Tandis que SOS MEDITERRANEE, association civile européenne, recevait à Paris, sous les honneurs, le prix Houphouët Boigny pour la recherche de la Paix décerné par l’UNESCO, en Méditerranée, l’Aquarius enregistrait un nouveau record dramatique : 1032 naufragés à bord. Sains et saufs.

Ces 1032 personnes sont originaires de plus de 26 pays différents, majoritairement d’Afrique de l’Ouest mais aussi d’Erythrée (486) et Somalie (80), du Bangladesh ou du Yémen. Le plus jeune, un nouveau né âgé d’à peine une semaine et un jour; et le plus âgé, un homme de 71 ans. Enfin, confirmant une tendance observée depuis le début des opérations, 230 des 255 mineurs actuellement à bord ne sont pas accompagnés.

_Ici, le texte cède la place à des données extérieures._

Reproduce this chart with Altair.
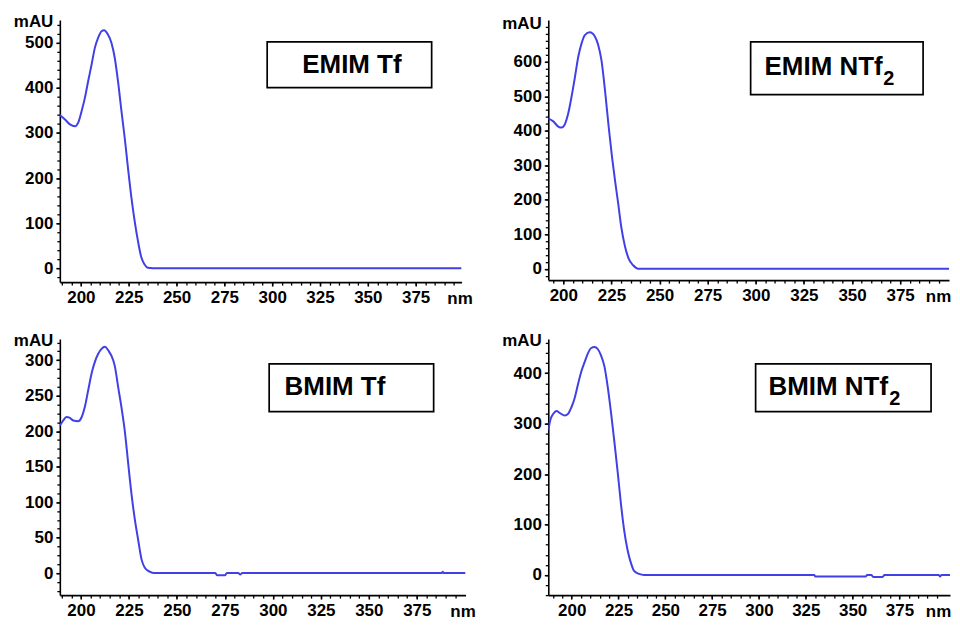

Déshydratés, traumatisés, pour certains la peau brûlée par le mélange d’eau de mer et de carburant, tous les réfugiés ont été pris en charge par les équipes médicales de Médecins Sans Frontières et les volontaires de SOS MEDITERRANEE, tandis que l’Aquarius prenait la direction du nord, vers un port de l’Italie du sud.

Au même moment, à la tribune de l’UNESCO, Sophie Beau co-fondatrice et vice-Présidente de SOS MEDITERRANEE, dénonçait « l’enfer libyen » évoqué par les naufragés à bord de l’Aquarius. “Séquestrations, viols, extorsion de rançons sous la torture, maltraitances et humiliations, travaux forcés, marchés d’esclaves… Les migrants sont en proie à un trafic humain à grande échelle qui fait ressurgir du passé l’ombre de la traite négrière ; la négation de l’humanité” dénonçait la cofondatrice de SOS MEDITERRANEE devant plusieurs responsables gouvernementaux européens et africains.

Une réalité horrifiante, malheureusement confirmée par les récits des 1032 personnes secourues. “La Libye c’est un enfer” raconte à une volontaire de SOS MEDITERRANEE Peter, Nigerian de 33 ans. “J’ai décidé d’aller en Libye pour le travail, après la mort de mes parents. Mais c’était un enfer, même les enfants étaient armés. Des hommes armés m’ont enlevé, ils m’ont ligoté avec du scotch et m’ont électrocuté. Quand je me suis réveillé, je ne savais plus où j’étais. J’ai payé 2000 dinars pour ma libération. Un homme m’a escorté là où je gardais mon argent, parce qu’en Libye il n’y a pas de banques. Et puis après, il m’a poussé dans le coffre d’une voiture et m’a jeté au milieu d’une rue. C’est là que j’ai décidé de m’échapper par la mer, mais la première fois, j’ai été refoulé. On m’a envoyé en prison pendant un mois. Là-bas, ils te donnent un demi-pain par jour, à 9h00 le matin, ils mettent de la drogue dans le reste de la nourriture. Ils savent que nous avons faim et ils proposent des spaghetti, mais c’est empoisonné : après avoir mangé cela, tu es malade, tu ne vois plus de loin et tu n’es plus capable de bouger. C’est pour éviter qu’on s’enfuie. J’ai de nouveau payé 1000 dinars pour sortir de prison. Et j’ai tenté de nouveau de monter sur un canot. Je n’ai pas vraiment payé pour la traversée, j’ai donné tout ce qu’il me restait” explique le jeune homme, épuisé, secouru à bord d’un canot pneumatique par un bateau de la marine marchande. “Maintenant je n’ai plus rien, juste la vie sauve”.

Depuis lancement des ope?rations de sauvetage en fe?vrier 2016, SOS MEDITERRANEE a porté secours avec son navire l’Aquarius à 20.513 hommes, femmes et enfants en mer – dont 9.252 depuis début 2017 – au cours de 121 opérations de sauvetage.